PRIME-Success-Story-Munira-Maya-2On the veranda was a square wooden frame with a bright yellow georgette saree strung on it. As we asked what it was for, Maya said she was working on a new saree and explained how it is done.

“Now I take work orders from contractors in Dhaka and distribute the work among the women I have trained. Around 60 women work for me round the year and the number goes as high as 150 before the festival seasons like Eid and Durga Puja.”

Maya, however, doesn’t make a lot of money. “My monthly income stands between Tk 8,000 and Tk 10,000. During the peak season, it goes up to Tk 15,000-20,000.”

“I definitely could make more from the orders I get. But I want the women who work for me get what they deserve. I know how it feels to have nothing, to feel deprived. So, it fills my heart with joy when I realise that I have pulled not only myself out of extreme poverty, but also others in the process.”
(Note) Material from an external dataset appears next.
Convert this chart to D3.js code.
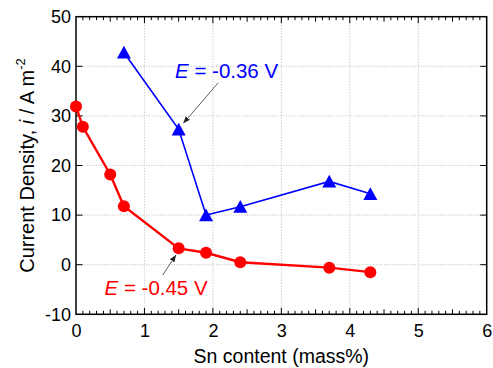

Her growing economic strength has also resulted in her empowerment. “All my relatives, who used to ignore me in the past, now seek advice from me before planning something. They value my opinion. My husband respects my decisions. Even those money-lenders, who once would treat me like a lesser human, gives me ‘Salaam’ when they see me,” said a beaming Munira, whose Arabic name itself means ‘luminous’.

Asked about her future plans, she says she wants to establish direct contact with the wholesalers in Dhaka, instead of relying on the middlemen. “I also want to rent a place where my workers can sit together and work. And when I have saved enough money, I want to open a showroom at a prime location in Shyamnagar town.”

As we were preparing to leave her house, Munira said, “Sir, I could never thank you enough for what you have done. May Allah bless you all!”